GIVEN EXERCISE: Repeat exactly the lines from the line with "Write a Python" to the line with "import seaborn as sns", including both, and leave out any pictures.
- - -
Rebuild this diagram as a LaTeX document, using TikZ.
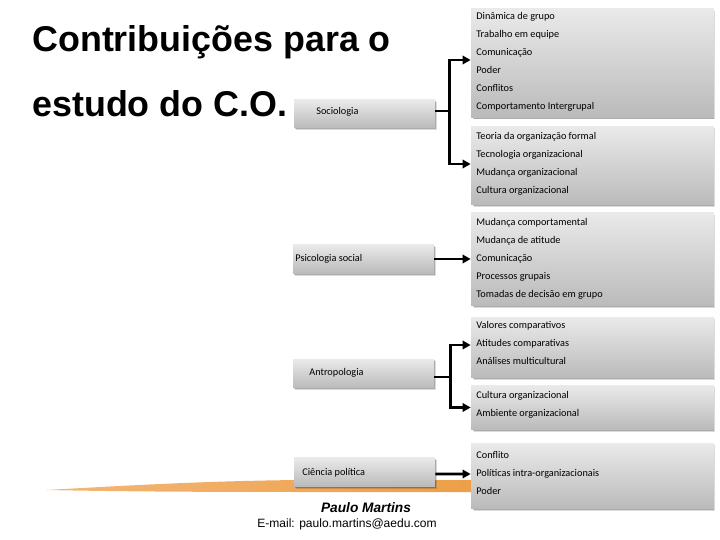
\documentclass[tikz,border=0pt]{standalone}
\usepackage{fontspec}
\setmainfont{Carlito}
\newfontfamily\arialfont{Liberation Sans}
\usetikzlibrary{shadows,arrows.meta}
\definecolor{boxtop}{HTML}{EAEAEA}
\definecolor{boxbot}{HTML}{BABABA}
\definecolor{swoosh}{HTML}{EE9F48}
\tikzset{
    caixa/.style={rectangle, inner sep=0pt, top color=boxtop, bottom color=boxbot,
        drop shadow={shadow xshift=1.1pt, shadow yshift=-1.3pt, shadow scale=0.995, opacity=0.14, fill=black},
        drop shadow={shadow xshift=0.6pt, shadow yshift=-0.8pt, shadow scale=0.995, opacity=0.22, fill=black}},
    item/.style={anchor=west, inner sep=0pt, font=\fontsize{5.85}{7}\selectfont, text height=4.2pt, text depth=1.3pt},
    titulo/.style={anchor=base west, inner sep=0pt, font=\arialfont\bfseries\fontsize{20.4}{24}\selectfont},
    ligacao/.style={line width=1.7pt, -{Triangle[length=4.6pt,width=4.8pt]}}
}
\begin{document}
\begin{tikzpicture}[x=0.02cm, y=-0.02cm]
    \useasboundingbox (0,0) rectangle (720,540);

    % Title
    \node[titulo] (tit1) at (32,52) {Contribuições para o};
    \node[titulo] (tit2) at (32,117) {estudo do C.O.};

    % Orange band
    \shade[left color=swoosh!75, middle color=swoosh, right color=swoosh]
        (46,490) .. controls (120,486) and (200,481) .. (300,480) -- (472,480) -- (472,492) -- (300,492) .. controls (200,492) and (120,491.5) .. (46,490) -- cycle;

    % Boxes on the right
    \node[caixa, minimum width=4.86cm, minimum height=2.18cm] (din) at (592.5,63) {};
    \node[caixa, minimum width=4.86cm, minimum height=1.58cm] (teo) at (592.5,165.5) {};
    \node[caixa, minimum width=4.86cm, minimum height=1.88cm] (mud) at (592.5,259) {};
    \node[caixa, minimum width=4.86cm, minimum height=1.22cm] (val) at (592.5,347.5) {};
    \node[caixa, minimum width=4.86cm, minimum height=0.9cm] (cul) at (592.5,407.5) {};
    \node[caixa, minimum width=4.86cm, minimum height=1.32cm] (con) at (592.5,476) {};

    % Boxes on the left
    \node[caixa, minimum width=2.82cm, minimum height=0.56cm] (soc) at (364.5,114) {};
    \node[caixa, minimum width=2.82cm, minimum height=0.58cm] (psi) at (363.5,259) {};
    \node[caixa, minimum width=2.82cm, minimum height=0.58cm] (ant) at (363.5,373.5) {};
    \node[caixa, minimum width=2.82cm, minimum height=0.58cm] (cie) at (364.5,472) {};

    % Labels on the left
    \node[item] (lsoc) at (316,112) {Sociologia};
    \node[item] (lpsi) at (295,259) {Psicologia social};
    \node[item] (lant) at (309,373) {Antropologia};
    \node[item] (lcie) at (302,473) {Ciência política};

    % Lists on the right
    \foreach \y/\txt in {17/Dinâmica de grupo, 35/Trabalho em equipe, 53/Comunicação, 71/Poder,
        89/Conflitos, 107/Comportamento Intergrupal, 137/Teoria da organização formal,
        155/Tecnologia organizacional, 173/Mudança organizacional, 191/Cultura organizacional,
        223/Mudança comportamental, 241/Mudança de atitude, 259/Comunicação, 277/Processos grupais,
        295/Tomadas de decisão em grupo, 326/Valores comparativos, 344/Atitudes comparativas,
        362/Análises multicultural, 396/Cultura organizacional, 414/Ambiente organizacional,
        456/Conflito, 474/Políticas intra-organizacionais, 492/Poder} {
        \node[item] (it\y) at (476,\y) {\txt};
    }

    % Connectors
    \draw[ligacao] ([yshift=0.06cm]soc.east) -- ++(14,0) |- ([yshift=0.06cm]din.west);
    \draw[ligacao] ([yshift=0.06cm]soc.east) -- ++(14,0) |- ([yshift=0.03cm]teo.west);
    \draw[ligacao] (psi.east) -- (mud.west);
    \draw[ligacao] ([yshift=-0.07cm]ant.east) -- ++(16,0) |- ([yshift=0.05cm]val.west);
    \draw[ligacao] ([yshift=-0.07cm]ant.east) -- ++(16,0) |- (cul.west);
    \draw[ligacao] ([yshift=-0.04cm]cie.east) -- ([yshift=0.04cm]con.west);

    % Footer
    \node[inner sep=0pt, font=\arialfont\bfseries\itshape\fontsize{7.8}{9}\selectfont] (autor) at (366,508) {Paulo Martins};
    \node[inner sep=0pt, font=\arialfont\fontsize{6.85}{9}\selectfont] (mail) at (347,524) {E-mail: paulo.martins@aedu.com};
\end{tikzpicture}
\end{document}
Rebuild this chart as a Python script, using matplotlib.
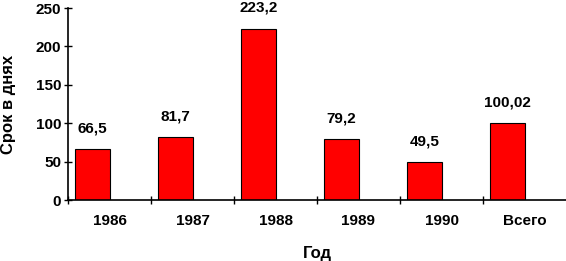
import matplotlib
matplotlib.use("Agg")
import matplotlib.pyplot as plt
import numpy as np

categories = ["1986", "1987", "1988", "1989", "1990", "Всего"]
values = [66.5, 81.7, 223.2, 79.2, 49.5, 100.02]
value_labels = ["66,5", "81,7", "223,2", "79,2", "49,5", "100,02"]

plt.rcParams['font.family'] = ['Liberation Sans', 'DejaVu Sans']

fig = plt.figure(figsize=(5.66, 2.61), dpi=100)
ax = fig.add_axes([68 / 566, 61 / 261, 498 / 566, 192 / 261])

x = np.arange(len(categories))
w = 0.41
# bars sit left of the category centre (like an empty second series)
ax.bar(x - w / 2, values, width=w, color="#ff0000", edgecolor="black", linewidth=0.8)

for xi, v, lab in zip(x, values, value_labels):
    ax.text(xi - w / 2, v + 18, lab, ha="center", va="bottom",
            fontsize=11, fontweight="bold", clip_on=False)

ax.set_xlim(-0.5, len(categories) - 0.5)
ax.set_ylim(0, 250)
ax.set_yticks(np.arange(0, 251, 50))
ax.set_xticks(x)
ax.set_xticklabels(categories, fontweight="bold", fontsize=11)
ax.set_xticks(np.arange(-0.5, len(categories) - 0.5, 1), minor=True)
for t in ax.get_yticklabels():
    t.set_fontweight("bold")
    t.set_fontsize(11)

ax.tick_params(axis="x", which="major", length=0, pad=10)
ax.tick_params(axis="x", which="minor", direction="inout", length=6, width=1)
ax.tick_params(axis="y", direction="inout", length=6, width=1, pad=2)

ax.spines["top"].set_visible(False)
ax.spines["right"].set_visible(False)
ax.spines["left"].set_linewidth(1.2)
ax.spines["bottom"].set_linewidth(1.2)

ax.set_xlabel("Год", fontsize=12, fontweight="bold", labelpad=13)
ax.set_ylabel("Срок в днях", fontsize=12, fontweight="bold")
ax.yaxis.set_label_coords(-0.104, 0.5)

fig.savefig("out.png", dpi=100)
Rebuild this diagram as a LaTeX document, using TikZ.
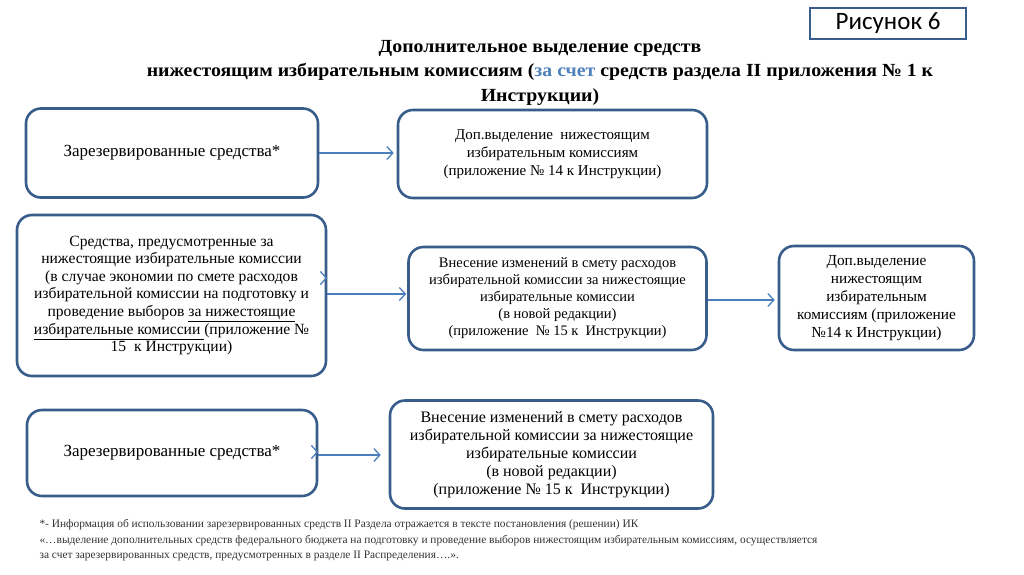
- - -
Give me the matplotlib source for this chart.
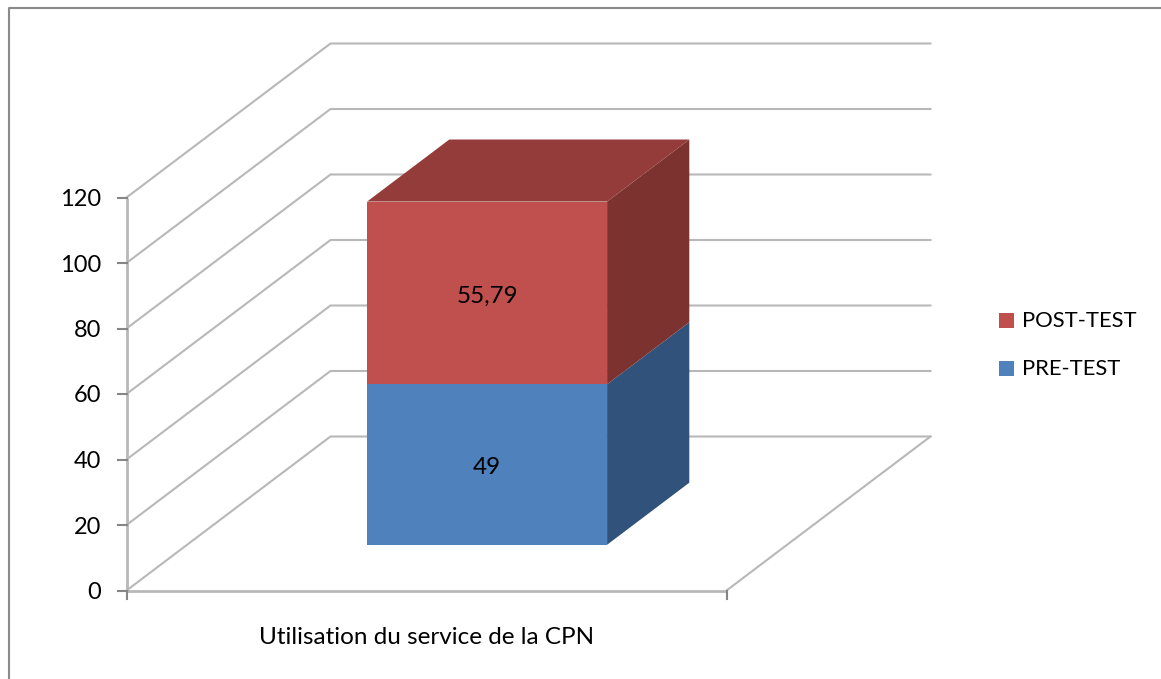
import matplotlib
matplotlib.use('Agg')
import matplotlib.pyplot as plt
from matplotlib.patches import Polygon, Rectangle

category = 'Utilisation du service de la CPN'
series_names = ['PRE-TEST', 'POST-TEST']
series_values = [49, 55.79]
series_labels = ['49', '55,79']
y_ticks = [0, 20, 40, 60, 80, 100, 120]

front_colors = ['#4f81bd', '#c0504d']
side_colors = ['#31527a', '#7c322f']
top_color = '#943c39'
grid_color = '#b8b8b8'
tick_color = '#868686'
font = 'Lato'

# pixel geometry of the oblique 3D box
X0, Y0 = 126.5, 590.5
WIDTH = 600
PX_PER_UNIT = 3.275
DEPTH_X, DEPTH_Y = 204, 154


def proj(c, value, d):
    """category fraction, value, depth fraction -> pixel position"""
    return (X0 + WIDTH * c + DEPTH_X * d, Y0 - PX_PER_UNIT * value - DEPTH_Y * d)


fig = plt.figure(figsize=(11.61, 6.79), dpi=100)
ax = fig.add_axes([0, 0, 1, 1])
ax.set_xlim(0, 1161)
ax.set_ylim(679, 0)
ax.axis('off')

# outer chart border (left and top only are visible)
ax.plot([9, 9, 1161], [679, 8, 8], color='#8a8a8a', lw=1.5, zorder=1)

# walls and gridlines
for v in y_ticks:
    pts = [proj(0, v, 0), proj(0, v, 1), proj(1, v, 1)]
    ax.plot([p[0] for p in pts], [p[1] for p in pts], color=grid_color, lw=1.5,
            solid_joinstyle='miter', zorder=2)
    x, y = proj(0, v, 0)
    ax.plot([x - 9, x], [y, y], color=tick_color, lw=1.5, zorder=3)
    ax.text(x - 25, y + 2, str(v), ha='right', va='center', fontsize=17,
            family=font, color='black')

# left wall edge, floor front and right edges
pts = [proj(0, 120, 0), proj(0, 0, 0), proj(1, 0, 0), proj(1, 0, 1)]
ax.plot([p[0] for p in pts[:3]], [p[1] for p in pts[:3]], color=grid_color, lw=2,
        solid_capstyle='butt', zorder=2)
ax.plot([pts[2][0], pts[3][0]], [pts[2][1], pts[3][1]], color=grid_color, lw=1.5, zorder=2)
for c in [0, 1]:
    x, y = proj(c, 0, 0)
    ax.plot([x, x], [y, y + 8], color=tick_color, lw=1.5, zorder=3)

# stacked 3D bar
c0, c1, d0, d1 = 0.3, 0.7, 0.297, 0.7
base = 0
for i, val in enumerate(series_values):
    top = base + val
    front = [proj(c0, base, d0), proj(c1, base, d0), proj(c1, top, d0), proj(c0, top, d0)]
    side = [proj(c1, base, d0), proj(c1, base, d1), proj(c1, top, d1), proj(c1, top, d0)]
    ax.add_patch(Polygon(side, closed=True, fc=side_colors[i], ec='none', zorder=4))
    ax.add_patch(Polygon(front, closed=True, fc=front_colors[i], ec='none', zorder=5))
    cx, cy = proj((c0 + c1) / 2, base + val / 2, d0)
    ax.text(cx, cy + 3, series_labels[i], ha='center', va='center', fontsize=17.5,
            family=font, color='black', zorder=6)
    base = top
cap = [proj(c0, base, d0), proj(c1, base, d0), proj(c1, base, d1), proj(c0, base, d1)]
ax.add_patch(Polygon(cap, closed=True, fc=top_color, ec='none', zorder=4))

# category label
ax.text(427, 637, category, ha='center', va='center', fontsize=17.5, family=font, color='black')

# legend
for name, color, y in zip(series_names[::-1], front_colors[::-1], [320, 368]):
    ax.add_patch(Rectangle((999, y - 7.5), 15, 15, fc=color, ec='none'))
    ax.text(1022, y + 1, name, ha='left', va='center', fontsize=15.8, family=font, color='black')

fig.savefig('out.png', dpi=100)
- - -
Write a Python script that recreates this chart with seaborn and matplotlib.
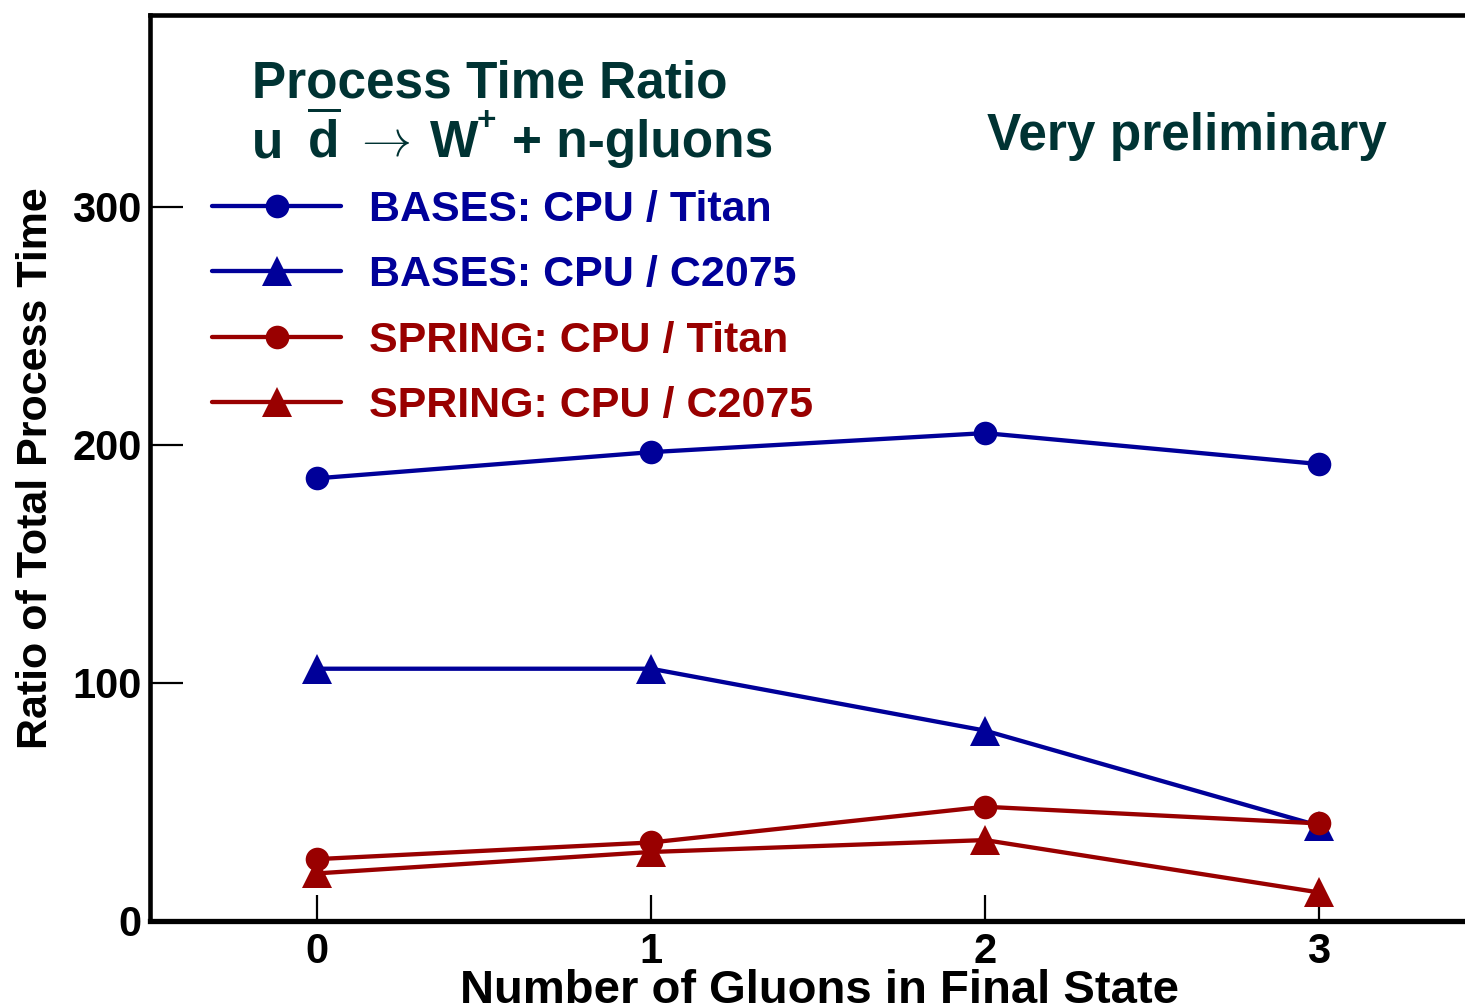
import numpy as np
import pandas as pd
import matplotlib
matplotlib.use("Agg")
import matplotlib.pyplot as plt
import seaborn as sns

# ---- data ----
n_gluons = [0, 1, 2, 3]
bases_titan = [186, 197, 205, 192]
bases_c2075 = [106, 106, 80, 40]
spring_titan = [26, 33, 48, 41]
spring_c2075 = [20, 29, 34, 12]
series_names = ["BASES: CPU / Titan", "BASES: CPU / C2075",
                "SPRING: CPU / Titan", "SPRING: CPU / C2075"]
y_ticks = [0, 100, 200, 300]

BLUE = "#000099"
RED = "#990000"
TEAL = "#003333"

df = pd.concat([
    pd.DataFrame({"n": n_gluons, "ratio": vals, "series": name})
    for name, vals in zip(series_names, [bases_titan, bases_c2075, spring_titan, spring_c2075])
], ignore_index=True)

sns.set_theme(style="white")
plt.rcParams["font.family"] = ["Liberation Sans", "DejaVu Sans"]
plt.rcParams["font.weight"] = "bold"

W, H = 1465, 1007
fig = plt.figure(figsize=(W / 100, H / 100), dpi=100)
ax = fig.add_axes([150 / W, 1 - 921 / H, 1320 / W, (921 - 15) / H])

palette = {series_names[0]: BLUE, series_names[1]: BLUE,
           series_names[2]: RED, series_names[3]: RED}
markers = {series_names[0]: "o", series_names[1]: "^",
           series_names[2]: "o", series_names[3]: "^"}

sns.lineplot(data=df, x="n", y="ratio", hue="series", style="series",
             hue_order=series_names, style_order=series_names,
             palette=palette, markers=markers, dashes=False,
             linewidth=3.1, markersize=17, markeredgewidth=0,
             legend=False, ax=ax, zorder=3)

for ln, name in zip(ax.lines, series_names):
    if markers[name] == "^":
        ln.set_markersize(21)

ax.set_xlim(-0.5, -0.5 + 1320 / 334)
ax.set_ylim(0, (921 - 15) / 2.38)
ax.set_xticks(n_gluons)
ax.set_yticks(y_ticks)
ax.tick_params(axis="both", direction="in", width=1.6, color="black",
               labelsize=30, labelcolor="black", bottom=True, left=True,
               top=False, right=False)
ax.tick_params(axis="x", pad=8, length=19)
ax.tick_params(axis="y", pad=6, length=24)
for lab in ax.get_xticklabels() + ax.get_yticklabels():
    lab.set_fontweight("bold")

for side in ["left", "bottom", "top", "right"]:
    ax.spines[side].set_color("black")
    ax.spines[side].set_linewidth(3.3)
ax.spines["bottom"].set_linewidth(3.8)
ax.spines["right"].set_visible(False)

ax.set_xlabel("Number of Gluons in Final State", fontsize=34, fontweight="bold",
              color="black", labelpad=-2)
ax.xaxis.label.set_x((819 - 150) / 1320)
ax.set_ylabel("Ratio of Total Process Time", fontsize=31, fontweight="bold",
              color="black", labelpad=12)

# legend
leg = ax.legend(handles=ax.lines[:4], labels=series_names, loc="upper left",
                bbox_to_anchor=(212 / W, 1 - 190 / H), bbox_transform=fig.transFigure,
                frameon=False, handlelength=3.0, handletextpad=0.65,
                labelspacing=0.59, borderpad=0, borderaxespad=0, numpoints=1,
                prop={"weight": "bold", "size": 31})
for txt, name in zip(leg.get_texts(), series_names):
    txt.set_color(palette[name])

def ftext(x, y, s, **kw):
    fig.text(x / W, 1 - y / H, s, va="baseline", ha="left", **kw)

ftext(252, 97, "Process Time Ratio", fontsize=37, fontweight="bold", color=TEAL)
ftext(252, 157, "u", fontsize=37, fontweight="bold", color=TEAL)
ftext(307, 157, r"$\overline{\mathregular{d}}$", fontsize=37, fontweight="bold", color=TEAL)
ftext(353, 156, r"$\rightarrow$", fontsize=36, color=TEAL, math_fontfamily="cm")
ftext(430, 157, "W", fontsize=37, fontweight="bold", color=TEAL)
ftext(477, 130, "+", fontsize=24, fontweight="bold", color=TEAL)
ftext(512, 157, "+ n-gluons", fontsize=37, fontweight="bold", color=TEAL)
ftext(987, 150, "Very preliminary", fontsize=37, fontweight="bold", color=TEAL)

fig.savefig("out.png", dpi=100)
- - -
ANSWER FOR THE TASK:
Write a Python script that recreates this chart with seaborn and matplotlib.
import numpy as np
import pandas as pd
import matplotlib
matplotlib.use("Agg")
import matplotlib.pyplot as plt
import seaborn as sns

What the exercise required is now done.